Here's my example. This is illuminating. It has true class positive. I'll take attributions with respect to the positive class, the true class. Here are my base and actual inputs, and here's the actual attribution step. Inputs, base IDs, the target is the true class, and this is some other keyword argument.

The result of that is some scores which I use, and then I z-score normalize them across individual representations in the BERT model. That's an additional assumption that I'm bringing in that will do averaging of attributions across these hidden representations. Little more calculating, and then CAPTEM provides a nice function for visualizing these things.

What you get out are little snippets of HTML that summarize the attributions and associated metadata. I've got the true label, the predicted label, those align. There's some scores, and I'm not sure actually what attribution label is supposed to do. But the nice thing is that we have color coding here with color proportional to the attribution score.

You have to be a little bit careful here. Green means evidence toward the positive label, which in sentiment might be negative. This is meant to be the true label, and negative is evidence away from the true label, and the white there is neutral. Here's a fuller example, and for this one to avoid confusing myself, I did relabel the legend away from the true label, neutral with respect to the true label, and toward the true label.

This is very intuitive. Where the true label is positive, we get strong attributions for great. Where the true label is negative, we get strong attributions for words like wrong and less activation for things like great. This is intuitive here that we're getting more activation for said than for great, suggesting the model has learned that the reporting verb there modulates the positive sentiment that is in its scope.

Then down at the bottom here, we have one of these tricky situations. The true label is zero, the predicted label is one. These are attributions with respect to the true label. We're seeing, for example, that incorrect is biased toward negative. My guess about these attributions is that the model is actually doing pretty well with this example and maybe missed for some incidental reason.
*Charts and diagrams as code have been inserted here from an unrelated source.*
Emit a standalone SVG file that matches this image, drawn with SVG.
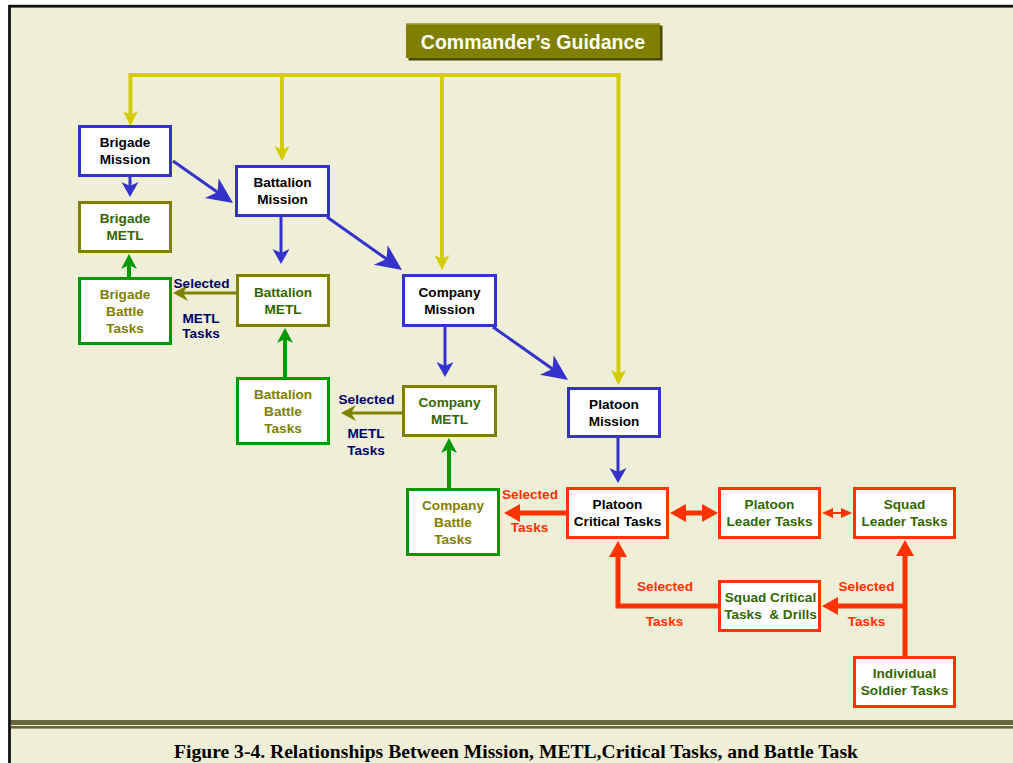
<svg xmlns="http://www.w3.org/2000/svg" width="1013" height="763" viewBox="0 0 1013 763">
  <style>
    .box { fill: #ffffff; stroke-width: 3; }
    .blue { stroke: #3333cc; }
    .olive { stroke: #808000; }
    .green { stroke: #009900; }
    .red { stroke: #ff3300; }
    text { font-family: "Liberation Sans", Arial, sans-serif; font-weight: bold; font-size: 13.6px; text-anchor: middle; }
    .t-mission { fill: #000000; }
    .t-metl { fill: #336600; }
    .t-battle { fill: #808000; }
    .t-navy { fill: #000066; }
    .t-red { fill: #ff3300; }
    .c-yellow { stroke: #d4cc00; stroke-width: 4; fill: none; }
    .c-blue { stroke: #3333cc; stroke-width: 3; fill: none; }
    .c-green { stroke: #009900; stroke-width: 4; fill: none; }
    .c-olive { stroke: #808000; stroke-width: 3; fill: none; }
    .c-red { stroke: #ff3300; stroke-width: 5; fill: none; }
    .c-red-thin { stroke: #ff3300; stroke-width: 2; fill: none; }
  </style>
  <defs>
    <marker id="ah-yellow" markerUnits="userSpaceOnUse" orient="auto" viewBox="0 -10 20 20" markerWidth="20" markerHeight="20" refX="5" refY="0" overflow="visible">
      <path d="M0,-7.5 L15,0 L0,7.5 L4,0 Z" fill="#d4cc00"/>
    </marker>
    <marker id="ah-blue" markerUnits="userSpaceOnUse" orient="auto" viewBox="0 -10 20 20" markerWidth="20" markerHeight="20" refX="5" refY="0" overflow="visible">
      <path d="M0,-8.5 L15,0 L0,8.5 L4,0 Z" fill="#3333cc"/>
    </marker>
    <marker id="ah-blue-lg" markerUnits="userSpaceOnUse" orient="auto" viewBox="0 -14 30 28" markerWidth="30" markerHeight="28" refX="8" refY="0" overflow="visible">
      <path d="M0,-12 L26,0 L0,12 L7,0 Z" fill="#3333cc"/>
    </marker>
    <marker id="ah-green" markerUnits="userSpaceOnUse" orient="auto" viewBox="0 -10 20 20" markerWidth="20" markerHeight="20" refX="5" refY="0" overflow="visible">
      <path d="M0,-8 L15,0 L0,8 L4,0 Z" fill="#009900"/>
    </marker>
    <marker id="ah-olive" markerUnits="userSpaceOnUse" orient="auto" viewBox="0 -10 20 20" markerWidth="20" markerHeight="20" refX="6" refY="0" overflow="visible">
      <path d="M0,-8 L15,0 L0,8 L5,0 Z" fill="#808000"/>
    </marker>
    <marker id="ah-red" markerUnits="userSpaceOnUse" orient="auto-start-reverse" viewBox="0 -10 20 20" markerWidth="20" markerHeight="20" refX="2" refY="0" overflow="visible">
      <path d="M0,-9 L16,0 L0,9 Z" fill="#ff3300"/>
    </marker>
    <marker id="ah-red-sm" markerUnits="userSpaceOnUse" orient="auto-start-reverse" viewBox="0 -6 12 12" markerWidth="12" markerHeight="12" refX="2" refY="0" overflow="visible">
      <path d="M0,-5 L11,0 L0,5 Z" fill="#ff3300"/>
    </marker>
  </defs>

  <!-- page frame -->
  <rect x="0" y="0" width="1013" height="763" fill="#ffffff"/>
  <rect x="9.5" y="6.2" width="1012" height="770" fill="#efeed6" stroke="#111111" stroke-width="2.8"/>
  <rect x="11" y="720" width="1002" height="5" fill="#66663a"/>
  <rect x="11" y="726" width="1002" height="2.6" fill="#66663a"/>

  <!-- title banner -->
  <g id="commanders-guidance">
    <rect x="408.5" y="25.5" width="254" height="35" fill="#4a4a00"/>
    <rect x="406" y="23" width="254" height="35" fill="#808000"/>
    <rect x="406" y="23" width="254" height="1.6" fill="#a5a55a"/>
    <text x="533" y="49" style="font-size:19.5px; fill:#ffffff;">Commander’s Guidance</text>
  </g>

  <!-- connectors -->
  <g id="connectors">
    <!-- guidance distribution -->
    <line class="c-yellow" x1="128.5" y1="75" x2="620.5" y2="75"/>
    <line class="c-yellow" x1="130.5" y1="75" x2="130.5" y2="116" marker-end="url(#ah-yellow)"/>
    <line class="c-yellow" x1="282" y1="75" x2="282" y2="151" marker-end="url(#ah-yellow)"/>
    <line class="c-yellow" x1="442" y1="75" x2="442" y2="260" marker-end="url(#ah-yellow)"/>
    <line class="c-yellow" x1="618.5" y1="75" x2="618.5" y2="375" marker-end="url(#ah-yellow)"/>

    <!-- mission flow -->
    <line class="c-blue" x1="130" y1="177" x2="130" y2="187" marker-end="url(#ah-blue)"/>
    <line class="c-blue" x1="173" y1="161" x2="218.3" y2="192.7" marker-end="url(#ah-blue-lg)"/>
    <line class="c-blue" x1="281" y1="217" x2="281" y2="254" marker-end="url(#ah-blue)"/>
    <line class="c-blue" x1="327" y1="217" x2="387.3" y2="259.6" marker-end="url(#ah-blue-lg)"/>
    <line class="c-blue" x1="445" y1="327" x2="445" y2="367" marker-end="url(#ah-blue)"/>
    <line class="c-blue" x1="493" y1="327" x2="553.3" y2="369.6" marker-end="url(#ah-blue-lg)"/>
    <line class="c-blue" x1="618" y1="438" x2="618" y2="473" marker-end="url(#ah-blue)"/>

    <!-- battle tasks up to METL -->
    <line class="c-green" x1="129" y1="277" x2="129" y2="264" marker-end="url(#ah-green)"/>
    <line class="c-green" x1="285" y1="377" x2="285" y2="338" marker-end="url(#ah-green)"/>
    <line class="c-green" x1="449" y1="488" x2="449" y2="448" marker-end="url(#ah-green)"/>

    <!-- selected METL tasks -->
    <line class="c-olive" x1="236" y1="293" x2="182" y2="293" marker-end="url(#ah-olive)"/>
    <line class="c-olive" x1="402" y1="413" x2="350" y2="413" marker-end="url(#ah-olive)"/>

    <!-- critical task flow -->
    <line class="c-red" x1="567" y1="513" x2="518" y2="513" marker-end="url(#ah-red)"/>
    <line class="c-red" x1="684" y1="513" x2="704" y2="513" marker-start="url(#ah-red)" marker-end="url(#ah-red)"/>
    <line class="c-red-thin" x1="831" y1="513" x2="843" y2="513" marker-start="url(#ah-red-sm)" marker-end="url(#ah-red-sm)"/>
    <path class="c-red" d="M718,606 H618 V555" stroke-linejoin="miter" marker-end="url(#ah-red)"/>
    <line class="c-red" x1="905" y1="656" x2="905" y2="554" marker-end="url(#ah-red)"/>
    <line class="c-red" x1="905" y1="606" x2="836" y2="606" marker-end="url(#ah-red)"/>
  </g>

  <!-- connector labels -->
  <g id="labels">
    <text class="t-navy" x="201.5" y="288">Selected</text>
    <text class="t-navy" x="201" y="323">METL</text>
    <text class="t-navy" x="201" y="338">Tasks</text>
    <text class="t-navy" x="366.5" y="404">Selected</text>
    <text class="t-navy" x="366" y="438">METL</text>
    <text class="t-navy" x="366" y="455">Tasks</text>
    <text class="t-red" x="530" y="499">Selected</text>
    <text class="t-red" x="529.5" y="532">Tasks</text>
    <text class="t-red" x="665" y="591">Selected</text>
    <text class="t-red" x="664.5" y="626">Tasks</text>
    <text class="t-red" x="866.5" y="591">Selected</text>
    <text class="t-red" x="866.5" y="626">Tasks</text>
  </g>

  <!-- brigade -->
  <g id="brigade-mission">
    <rect class="box blue" x="79.5" y="126.5" width="91" height="49"/>
    <text class="t-mission" x="125" y="147.3">Brigade</text>
    <text class="t-mission" x="125" y="164.3">Mission</text>
  </g>
  <g id="brigade-metl">
    <rect class="box olive" x="79.5" y="202.5" width="91" height="49"/>
    <text class="t-metl" x="125" y="223.3">Brigade</text>
    <text class="t-metl" x="125" y="240.3">METL</text>
  </g>
  <g id="brigade-battle-tasks">
    <rect class="box green" x="79.5" y="278.5" width="91" height="65"/>
    <text class="t-battle" x="125" y="299.1">Brigade</text>
    <text class="t-battle" x="125" y="315.8">Battle</text>
    <text class="t-battle" x="125" y="332.5">Tasks</text>
  </g>

  <!-- battalion -->
  <g id="battalion-mission">
    <rect class="box blue" x="236.5" y="166.5" width="92" height="49"/>
    <text class="t-mission" x="282.5" y="187.3">Battalion</text>
    <text class="t-mission" x="282.5" y="204.3">Mission</text>
  </g>
  <g id="battalion-metl">
    <rect class="box olive" x="237.5" y="275.5" width="91" height="50"/>
    <text class="t-metl" x="283" y="296.8">Battalion</text>
    <text class="t-metl" x="283" y="313.8">METL</text>
  </g>
  <g id="battalion-battle-tasks">
    <rect class="box green" x="237.5" y="378.5" width="91" height="65"/>
    <text class="t-battle" x="283" y="399.1">Battalion</text>
    <text class="t-battle" x="283" y="415.8">Battle</text>
    <text class="t-battle" x="283" y="432.5">Tasks</text>
  </g>

  <!-- company -->
  <g id="company-mission">
    <rect class="box blue" x="403.5" y="275.5" width="92" height="50"/>
    <text class="t-mission" x="449.5" y="296.8">Company</text>
    <text class="t-mission" x="449.5" y="313.8">Mission</text>
  </g>
  <g id="company-metl">
    <rect class="box olive" x="403.5" y="386.5" width="92" height="49"/>
    <text class="t-metl" x="449.5" y="407.3">Company</text>
    <text class="t-metl" x="449.5" y="424.3">METL</text>
  </g>
  <g id="company-battle-tasks">
    <rect class="box green" x="407.5" y="489.5" width="91" height="65"/>
    <text class="t-battle" x="453" y="510.1">Company</text>
    <text class="t-battle" x="453" y="526.8">Battle</text>
    <text class="t-battle" x="453" y="543.5">Tasks</text>
  </g>

  <!-- platoon and squad -->
  <g id="platoon-mission">
    <rect class="box blue" x="568.5" y="388.5" width="91" height="48"/>
    <text class="t-mission" x="614" y="408.8">Platoon</text>
    <text class="t-mission" x="614" y="425.8">Mission</text>
  </g>
  <g id="platoon-critical-tasks">
    <rect class="box red" x="567.5" y="488.5" width="100" height="49"/>
    <text class="t-mission" x="617.5" y="509.3">Platoon</text>
    <text class="t-mission" x="617.5" y="526.3">Critical Tasks</text>
  </g>
  <g id="platoon-leader-tasks">
    <rect class="box red" x="719.5" y="488.5" width="100" height="49"/>
    <text class="t-metl" x="769.5" y="509.3">Platoon</text>
    <text class="t-metl" x="769.5" y="526.3">Leader Tasks</text>
  </g>
  <g id="squad-leader-tasks">
    <rect class="box red" x="854.5" y="488.5" width="100" height="49"/>
    <text class="t-metl" x="904.5" y="509.3">Squad</text>
    <text class="t-metl" x="904.5" y="526.3">Leader Tasks</text>
  </g>
  <g id="squad-critical-tasks">
    <rect class="box red" x="719.5" y="581.5" width="100" height="49"/>
    <text class="t-metl" x="770.5" y="602.3">Squad Critical</text>
    <text class="t-metl" x="770.5" y="619.3" xml:space="preserve">Tasks  &amp; Drills</text>
  </g>
  <g id="individual-soldier-tasks">
    <rect class="box red" x="854.5" y="657.5" width="100" height="49"/>
    <text class="t-metl" x="904.5" y="678.3">Individual</text>
    <text class="t-metl" x="904.5" y="695.3">Soldier Tasks</text>
  </g>

  <!-- caption -->
  <text x="516" y="758" style="font-family:'Liberation Serif','Times New Roman',serif; font-size:19.6px; fill:#000000;">Figure 3-4. Relationships Between Mission, METL,Critical Tasks, and Battle Task</text>
</svg>
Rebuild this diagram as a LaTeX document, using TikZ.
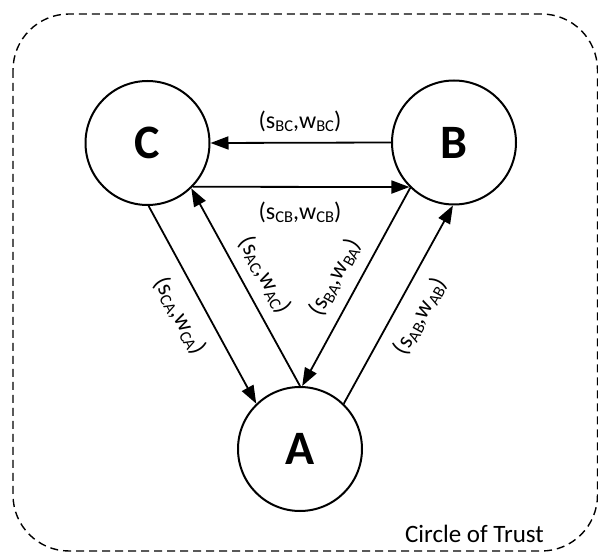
\documentclass[tikz,border=0pt]{standalone}
\usepackage{fontspec}
\setmainfont{Carlito}
\usetikzlibrary{arrows.meta}
% subscript in a lowered, smaller size
\newcommand\subidx[1]{\raisebox{-0.14em}{\fontsize{16.5}{16.5}\selectfont #1}}
\newcommand\trustpair[1]{(s\subidx{#1},w\subidx{#1})}
\begin{document}
\begin{tikzpicture}[x=1pt,y=-1pt,
  agent/.style={circle,draw,line width=2pt,minimum size=124pt,inner sep=0pt,
    font=\fontsize{48}{48}\selectfont\bfseries},
  link/.style={line width=1.8pt,-{Triangle[length=18pt,width=13pt]}},
  lbl/.style={inner sep=0pt,font=\fontsize{24}{28}\selectfont}]
\useasboundingbox (0,0) rectangle (598,556);

% dashed boundary of the trust circle
\draw[dash pattern=on 8pt off 5pt, line width=1.4pt, rounded corners=56pt]
  (13,14) rectangle (597.5,551);

% agents
\node[agent] (C) at (147.5,143) {C};
\node[agent] (B) at (454,142.5) {B};
\node[agent] (A) at (300,449) {A};

% trust links
\draw[link] (B.180) -- (C.0);
\draw[link] (C.-44) -- (B.-135.5);
\draw[link] (C.-89) -- (A.134);
\draw[link] (A.90) -- (C.-46);
\draw[link] (B.-134) -- (A.88);
\draw[link] (A.46) -- (B.-91);

% link labels
\node[lbl] (lBC) at (300,121) {\trustpair{BC}};
\node[lbl] (lCB) at (300,212) {\trustpair{CB}};
\node[lbl, rotate=-61.6] (lCA) at (180,316) {\trustpair{CA}};
\node[lbl, rotate=-61.5] (lAC) at (265,275) {\trustpair{AC}};
\node[lbl, rotate=61.3] (lBA) at (335,277) {\trustpair{BA}};
\node[lbl, rotate=61] (lAB) at (420,316) {\trustpair{AB}};

\node[inner sep=0pt, anchor=base east, font=\fontsize{25}{30}\selectfont]
  (title) at (544,542) {Circle of Trust};
\end{tikzpicture}
\end{document}
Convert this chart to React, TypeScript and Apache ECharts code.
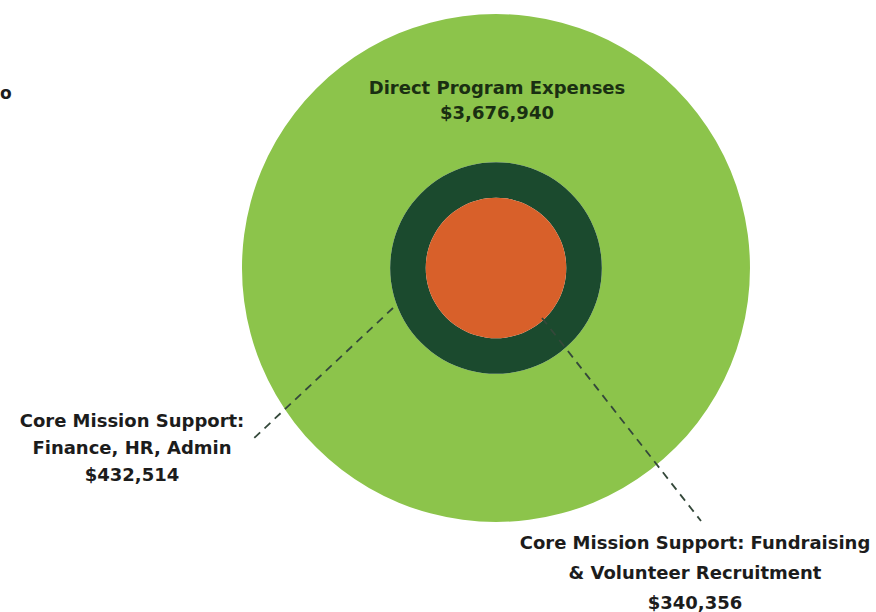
import React, { useEffect, useRef } from "react";
import * as echarts from "echarts";

// Data
const categories = [
  "Direct Program Expenses",
  "Core Mission Support: Finance, HR, Admin",
  "Core Mission Support: Fundraising & Volunteer Recruitment",
];
const values = [3676940, 432514, 340356];
const labelLines = [
  ["Direct Program Expenses"],
  ["Core Mission Support:", "Finance, HR, Admin"],
  ["Core Mission Support: Fundraising", "& Volunteer Recruitment"],
];
const colors = ["#8cc44b", "#1b4a2e", "#d8602a"];

const fmt = (v: number) => "$" + v.toLocaleString("en-US");

export default function App() {
  const ref = useRef<HTMLDivElement>(null);
  useEffect(() => {
    if (!ref.current) return;
    const chart = echarts.init(ref.current, undefined, { renderer: "svg" });
    const total = values.reduce((a, b) => a + b, 0);
    const R = 254;
    const cx = 496;
    const cy = 268;
    // from innermost to outermost: index 2, 1, 0
    const order = [2, 1, 0];
    let cum = 0;
    let prevR = 0;
    const series: any[] = [];
    order.forEach((idx, k) => {
      cum += values[idx];
      const r = R * Math.sqrt(cum / total);
      series.push({
        type: "pie",
        center: [cx, cy],
        radius: [prevR, r],
        silent: true,
        animation: false,
        label: { show: false },
        labelLine: { show: false },
        emphasis: { disabled: true },
        itemStyle: { borderWidth: 0 },
        z: 4 - k,
        data: [{ name: categories[idx], value: values[idx], itemStyle: { color: colors[idx] } }],
      });
      prevR = r;
    });

    const font = (s: number) => `bold ${s}px "DejaVu Sans", sans-serif`;
    const mkText = (idx: number, x: number, y: number, lh: number, fill: string) => ({
      type: "text",
      z: 100,
      style: {
        text: [...labelLines[idx], fmt(values[idx])].join("\n"),
        x,
        y,
        textAlign: "center",
        textVerticalAlign: "middle",
        font: font(18),
        lineHeight: lh,
        fill,
      },
    });

    chart.setOption({
      animation: false,
      series,
      graphic: [
        {
          type: "line",
          z: 90,
          shape: { x1: 393, y1: 308, x2: 252, y2: 440 },
          style: { stroke: "#34483a", lineWidth: 1.8, lineDash: [8, 6] },
        },
        {
          type: "line",
          z: 90,
          shape: { x1: 542, y1: 318, x2: 701, y2: 521 },
          style: { stroke: "#34483a", lineWidth: 1.8, lineDash: [8, 6] },
        },
        mkText(0, 497, 100, 25, "#1a2f12"),
        mkText(1, 132, 447, 27, "#1c1c1c"),
        mkText(2, 695, 572, 30, "#1c1c1c"),
        {
          type: "text",
          z: 100,
          style: { text: "o", x: 0, y: 93, textVerticalAlign: "middle", font: font(17), fill: "#1c1c1c" },
        },
      ],
    });
    return () => chart.dispose();
  }, []);
  return (
    <div
      ref={ref}
      style={{ position: "fixed", left: 0, top: 0, width: 876, height: 612, background: "#ffffff" }}
    />
  );
}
But overall, I would say qualitatively, this slide is a reassuring picture that the model is doing something systematic with its features in making these sentiment predictions. To summarize, feature attribution can give okay characterizations of the representations. You really just get a scalar value about the degree of importance and you have to make further guesses about why representations are important, but it's still useful guidance.

We can get causal guarantees when we use models like IIG. But I'm afraid that there's no clear direct path to using methods like IG to directly improve models. It's like you've just got some ambient information that might guide you in a subsequent and separate modeling step that would improve your model.

That's a summary of feature attribution, a powerful, pretty flexible heuristic method that can offer useful insights about how models are solving tasks.